What you are asked to do: Extract the lines of the material below, beginning with the first and ending with the line that holds "(0,0) rectangle (1568,799);". Skip every picture.

Provided material:
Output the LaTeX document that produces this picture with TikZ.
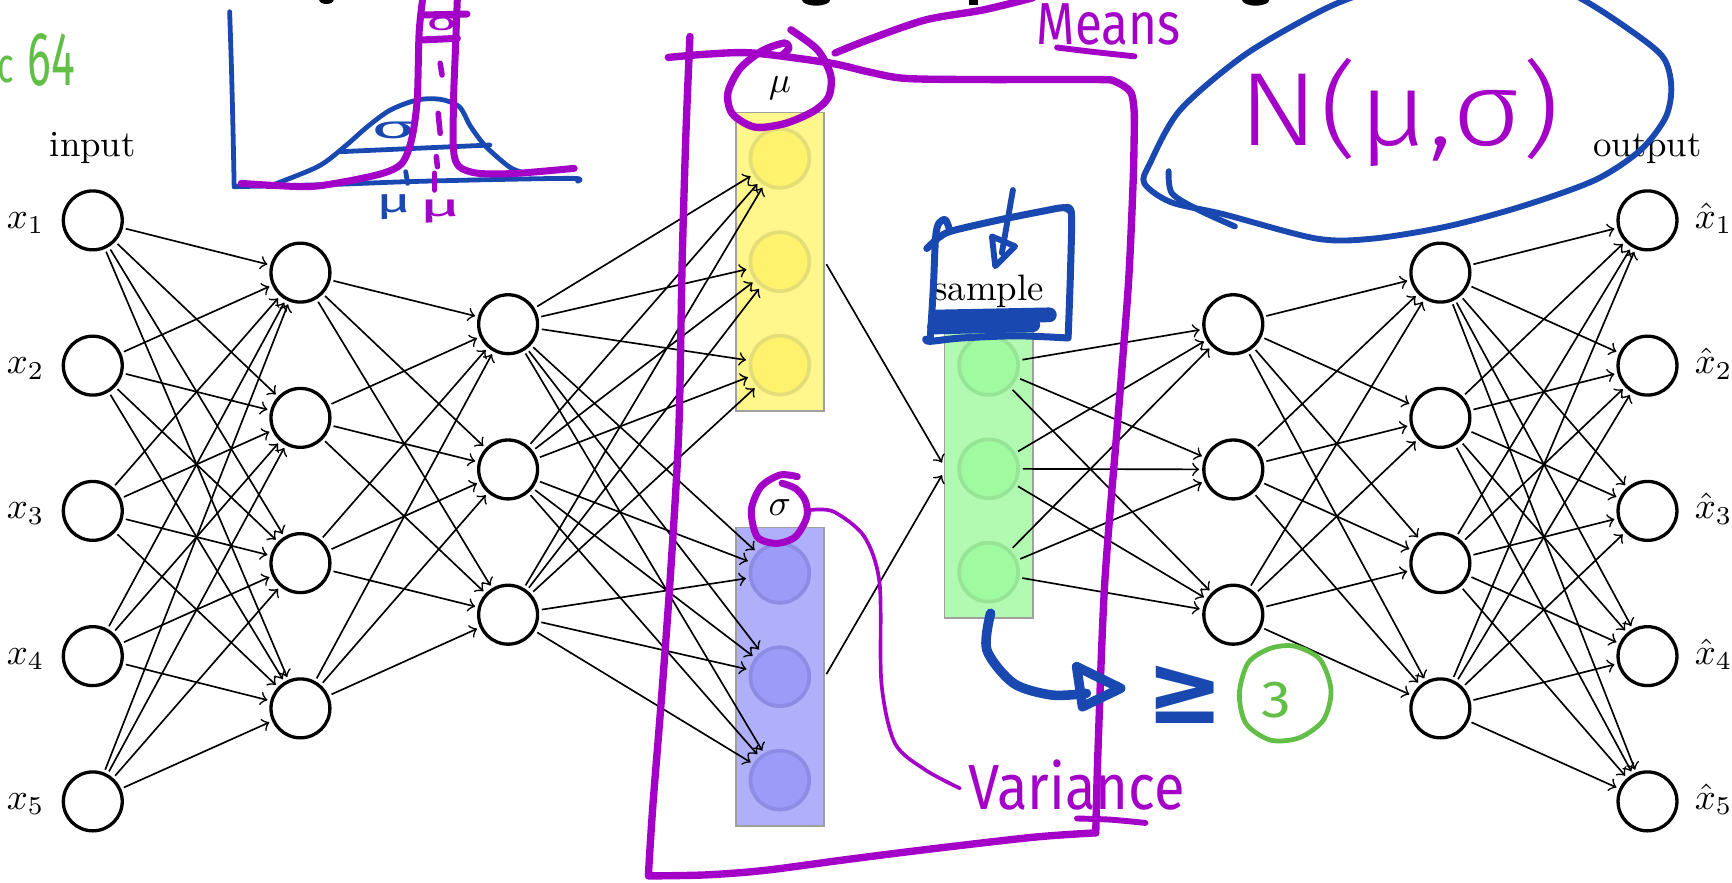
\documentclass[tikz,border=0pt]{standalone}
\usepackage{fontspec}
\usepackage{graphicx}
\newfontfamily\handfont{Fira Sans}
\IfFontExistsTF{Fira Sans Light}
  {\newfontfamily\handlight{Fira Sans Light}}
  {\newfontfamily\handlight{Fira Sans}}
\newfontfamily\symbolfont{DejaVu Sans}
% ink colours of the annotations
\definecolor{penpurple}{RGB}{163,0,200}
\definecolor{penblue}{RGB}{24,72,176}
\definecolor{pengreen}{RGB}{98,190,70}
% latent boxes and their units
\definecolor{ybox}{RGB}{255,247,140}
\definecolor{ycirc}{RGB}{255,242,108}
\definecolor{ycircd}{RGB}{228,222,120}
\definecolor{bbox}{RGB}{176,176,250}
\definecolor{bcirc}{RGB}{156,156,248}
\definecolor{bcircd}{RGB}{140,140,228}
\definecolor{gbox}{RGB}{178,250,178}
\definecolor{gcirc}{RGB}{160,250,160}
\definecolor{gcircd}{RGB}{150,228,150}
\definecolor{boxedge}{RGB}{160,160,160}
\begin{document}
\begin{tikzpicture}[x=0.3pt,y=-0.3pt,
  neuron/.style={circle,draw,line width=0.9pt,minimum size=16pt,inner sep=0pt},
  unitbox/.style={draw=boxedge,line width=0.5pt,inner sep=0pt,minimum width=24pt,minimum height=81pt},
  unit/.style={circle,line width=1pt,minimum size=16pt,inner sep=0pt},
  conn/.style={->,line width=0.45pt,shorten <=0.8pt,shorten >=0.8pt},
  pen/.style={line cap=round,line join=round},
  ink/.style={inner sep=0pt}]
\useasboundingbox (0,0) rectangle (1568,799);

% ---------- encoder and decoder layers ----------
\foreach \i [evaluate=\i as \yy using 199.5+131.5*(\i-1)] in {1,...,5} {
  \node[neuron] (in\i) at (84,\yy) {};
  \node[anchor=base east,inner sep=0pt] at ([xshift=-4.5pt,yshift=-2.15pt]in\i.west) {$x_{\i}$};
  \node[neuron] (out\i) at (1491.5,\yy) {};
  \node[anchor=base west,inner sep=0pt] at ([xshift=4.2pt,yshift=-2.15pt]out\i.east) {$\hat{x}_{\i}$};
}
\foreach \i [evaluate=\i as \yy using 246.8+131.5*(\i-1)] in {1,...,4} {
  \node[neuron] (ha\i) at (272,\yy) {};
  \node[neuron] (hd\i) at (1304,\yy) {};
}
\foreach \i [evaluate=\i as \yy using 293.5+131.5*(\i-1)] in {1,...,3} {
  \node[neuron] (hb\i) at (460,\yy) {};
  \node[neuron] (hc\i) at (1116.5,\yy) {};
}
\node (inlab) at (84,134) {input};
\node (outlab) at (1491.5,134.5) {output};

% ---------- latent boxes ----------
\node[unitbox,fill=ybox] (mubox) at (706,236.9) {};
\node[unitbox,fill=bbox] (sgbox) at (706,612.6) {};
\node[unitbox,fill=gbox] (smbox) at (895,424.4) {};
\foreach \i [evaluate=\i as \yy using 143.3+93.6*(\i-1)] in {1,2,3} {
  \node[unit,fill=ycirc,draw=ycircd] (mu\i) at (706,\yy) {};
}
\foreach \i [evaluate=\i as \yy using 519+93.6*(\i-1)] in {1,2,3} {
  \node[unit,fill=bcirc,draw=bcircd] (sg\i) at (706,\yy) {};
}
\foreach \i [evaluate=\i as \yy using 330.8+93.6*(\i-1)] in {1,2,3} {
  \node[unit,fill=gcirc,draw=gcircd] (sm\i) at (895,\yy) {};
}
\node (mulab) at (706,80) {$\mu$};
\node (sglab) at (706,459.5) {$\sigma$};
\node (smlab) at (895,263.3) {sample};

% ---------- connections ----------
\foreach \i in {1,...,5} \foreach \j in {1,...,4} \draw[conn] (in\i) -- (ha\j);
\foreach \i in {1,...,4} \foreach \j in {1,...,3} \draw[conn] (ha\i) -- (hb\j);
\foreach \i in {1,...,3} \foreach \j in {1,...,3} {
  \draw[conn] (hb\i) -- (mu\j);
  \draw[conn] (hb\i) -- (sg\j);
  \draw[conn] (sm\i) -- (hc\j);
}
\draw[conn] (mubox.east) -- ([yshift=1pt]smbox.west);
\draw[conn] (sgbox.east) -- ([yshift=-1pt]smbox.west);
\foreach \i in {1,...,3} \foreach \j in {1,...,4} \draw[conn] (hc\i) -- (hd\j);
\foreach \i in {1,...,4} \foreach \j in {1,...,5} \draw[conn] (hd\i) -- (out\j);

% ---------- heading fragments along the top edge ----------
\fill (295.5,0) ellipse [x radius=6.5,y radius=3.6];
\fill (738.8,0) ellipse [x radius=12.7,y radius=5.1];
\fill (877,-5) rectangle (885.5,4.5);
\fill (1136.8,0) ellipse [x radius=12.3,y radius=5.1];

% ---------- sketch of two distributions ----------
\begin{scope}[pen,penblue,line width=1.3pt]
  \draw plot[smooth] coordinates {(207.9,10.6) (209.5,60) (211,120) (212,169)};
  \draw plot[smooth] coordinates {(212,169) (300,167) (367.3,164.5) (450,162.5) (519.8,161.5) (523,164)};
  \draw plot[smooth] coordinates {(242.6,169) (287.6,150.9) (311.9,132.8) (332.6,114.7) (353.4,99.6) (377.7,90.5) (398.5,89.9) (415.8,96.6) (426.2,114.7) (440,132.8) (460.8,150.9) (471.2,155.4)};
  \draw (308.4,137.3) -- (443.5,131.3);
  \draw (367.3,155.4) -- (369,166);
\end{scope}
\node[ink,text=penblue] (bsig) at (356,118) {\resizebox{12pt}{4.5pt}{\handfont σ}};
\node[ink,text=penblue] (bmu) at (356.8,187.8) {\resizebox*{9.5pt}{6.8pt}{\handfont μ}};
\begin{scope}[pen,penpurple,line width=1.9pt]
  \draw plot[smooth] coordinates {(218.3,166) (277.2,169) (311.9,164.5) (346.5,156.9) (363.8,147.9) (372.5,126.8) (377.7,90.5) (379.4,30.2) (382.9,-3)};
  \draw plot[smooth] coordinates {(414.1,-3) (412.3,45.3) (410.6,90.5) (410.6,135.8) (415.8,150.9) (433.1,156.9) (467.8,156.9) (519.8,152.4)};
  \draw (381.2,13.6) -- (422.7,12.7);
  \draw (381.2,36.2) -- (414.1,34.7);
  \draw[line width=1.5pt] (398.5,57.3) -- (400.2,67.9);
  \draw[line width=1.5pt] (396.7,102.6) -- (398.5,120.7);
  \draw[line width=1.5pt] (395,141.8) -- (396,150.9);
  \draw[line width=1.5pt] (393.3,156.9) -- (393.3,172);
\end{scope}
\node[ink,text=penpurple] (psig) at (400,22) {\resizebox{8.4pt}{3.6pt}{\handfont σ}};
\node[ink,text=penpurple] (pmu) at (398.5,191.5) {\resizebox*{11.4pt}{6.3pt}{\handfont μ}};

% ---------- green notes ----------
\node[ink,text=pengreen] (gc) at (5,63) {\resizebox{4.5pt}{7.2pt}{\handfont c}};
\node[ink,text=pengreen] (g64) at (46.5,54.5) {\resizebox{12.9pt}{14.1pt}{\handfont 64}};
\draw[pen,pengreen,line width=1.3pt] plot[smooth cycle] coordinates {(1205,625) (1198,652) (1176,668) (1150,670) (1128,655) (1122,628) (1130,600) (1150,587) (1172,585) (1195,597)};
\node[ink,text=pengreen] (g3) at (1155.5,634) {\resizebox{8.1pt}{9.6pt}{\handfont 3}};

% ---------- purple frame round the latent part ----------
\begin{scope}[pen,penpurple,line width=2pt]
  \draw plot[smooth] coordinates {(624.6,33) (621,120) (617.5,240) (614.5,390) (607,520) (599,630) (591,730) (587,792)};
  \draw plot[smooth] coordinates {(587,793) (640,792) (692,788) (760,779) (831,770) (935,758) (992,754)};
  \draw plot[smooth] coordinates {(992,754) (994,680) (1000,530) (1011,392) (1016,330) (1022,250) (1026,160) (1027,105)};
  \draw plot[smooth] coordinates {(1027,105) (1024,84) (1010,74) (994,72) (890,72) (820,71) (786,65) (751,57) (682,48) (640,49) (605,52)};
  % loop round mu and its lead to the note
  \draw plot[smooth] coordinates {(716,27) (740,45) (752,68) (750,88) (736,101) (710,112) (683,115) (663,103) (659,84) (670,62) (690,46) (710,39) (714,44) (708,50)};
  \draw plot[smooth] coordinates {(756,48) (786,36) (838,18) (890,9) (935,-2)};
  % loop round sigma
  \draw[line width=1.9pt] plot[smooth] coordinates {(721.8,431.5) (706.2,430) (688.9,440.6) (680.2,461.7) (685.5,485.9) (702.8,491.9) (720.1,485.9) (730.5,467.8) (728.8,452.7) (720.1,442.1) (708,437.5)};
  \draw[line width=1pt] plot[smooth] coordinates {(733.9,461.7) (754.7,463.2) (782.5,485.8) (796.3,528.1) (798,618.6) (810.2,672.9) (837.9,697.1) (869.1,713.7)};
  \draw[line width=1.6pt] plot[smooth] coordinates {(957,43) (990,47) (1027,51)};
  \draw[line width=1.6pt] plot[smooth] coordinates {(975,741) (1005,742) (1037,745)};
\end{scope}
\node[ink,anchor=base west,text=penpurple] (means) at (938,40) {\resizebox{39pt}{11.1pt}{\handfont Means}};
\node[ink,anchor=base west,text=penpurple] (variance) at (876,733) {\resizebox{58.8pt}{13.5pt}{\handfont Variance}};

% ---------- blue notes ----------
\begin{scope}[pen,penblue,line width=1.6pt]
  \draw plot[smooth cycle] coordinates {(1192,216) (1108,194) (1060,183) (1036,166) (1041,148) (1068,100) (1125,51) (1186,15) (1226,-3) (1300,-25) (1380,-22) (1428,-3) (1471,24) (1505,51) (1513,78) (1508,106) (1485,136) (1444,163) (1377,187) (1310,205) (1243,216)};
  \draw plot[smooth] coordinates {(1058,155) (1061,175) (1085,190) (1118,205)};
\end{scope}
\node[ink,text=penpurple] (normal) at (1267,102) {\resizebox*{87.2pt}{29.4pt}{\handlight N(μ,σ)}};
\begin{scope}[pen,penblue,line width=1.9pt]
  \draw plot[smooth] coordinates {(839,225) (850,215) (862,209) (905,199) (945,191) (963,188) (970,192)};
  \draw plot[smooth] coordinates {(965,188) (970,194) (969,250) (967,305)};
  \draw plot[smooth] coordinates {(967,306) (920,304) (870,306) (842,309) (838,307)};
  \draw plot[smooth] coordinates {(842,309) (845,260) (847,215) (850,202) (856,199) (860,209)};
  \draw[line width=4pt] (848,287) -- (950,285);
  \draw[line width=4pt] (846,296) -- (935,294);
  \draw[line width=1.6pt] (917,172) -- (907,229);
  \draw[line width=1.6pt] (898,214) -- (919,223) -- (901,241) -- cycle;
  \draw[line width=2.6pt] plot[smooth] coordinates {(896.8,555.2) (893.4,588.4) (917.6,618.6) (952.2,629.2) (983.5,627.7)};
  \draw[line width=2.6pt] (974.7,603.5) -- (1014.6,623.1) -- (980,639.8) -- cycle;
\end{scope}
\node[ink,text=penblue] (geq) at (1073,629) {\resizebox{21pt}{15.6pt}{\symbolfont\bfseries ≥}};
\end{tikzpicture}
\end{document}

Correct output:
Output the LaTeX document that produces this picture with TikZ.
\documentclass[tikz,border=0pt]{standalone}
\usepackage{fontspec}
\usepackage{graphicx}
\newfontfamily\handfont{Fira Sans}
\IfFontExistsTF{Fira Sans Light}
  {\newfontfamily\handlight{Fira Sans Light}}
  {\newfontfamily\handlight{Fira Sans}}
\newfontfamily\symbolfont{DejaVu Sans}
% ink colours of the annotations
\definecolor{penpurple}{RGB}{163,0,200}
\definecolor{penblue}{RGB}{24,72,176}
\definecolor{pengreen}{RGB}{98,190,70}
% latent boxes and their units
\definecolor{ybox}{RGB}{255,247,140}
\definecolor{ycirc}{RGB}{255,242,108}
\definecolor{ycircd}{RGB}{228,222,120}
\definecolor{bbox}{RGB}{176,176,250}
\definecolor{bcirc}{RGB}{156,156,248}
\definecolor{bcircd}{RGB}{140,140,228}
\definecolor{gbox}{RGB}{178,250,178}
\definecolor{gcirc}{RGB}{160,250,160}
\definecolor{gcircd}{RGB}{150,228,150}
\definecolor{boxedge}{RGB}{160,160,160}
\begin{document}
\begin{tikzpicture}[x=0.3pt,y=-0.3pt,
  neuron/.style={circle,draw,line width=0.9pt,minimum size=16pt,inner sep=0pt},
  unitbox/.style={draw=boxedge,line width=0.5pt,inner sep=0pt,minimum width=24pt,minimum height=81pt},
  unit/.style={circle,line width=1pt,minimum size=16pt,inner sep=0pt},
  conn/.style={->,line width=0.45pt,shorten <=0.8pt,shorten >=0.8pt},
  pen/.style={line cap=round,line join=round},
  ink/.style={inner sep=0pt}]
\useasboundingbox (0,0) rectangle (1568,799);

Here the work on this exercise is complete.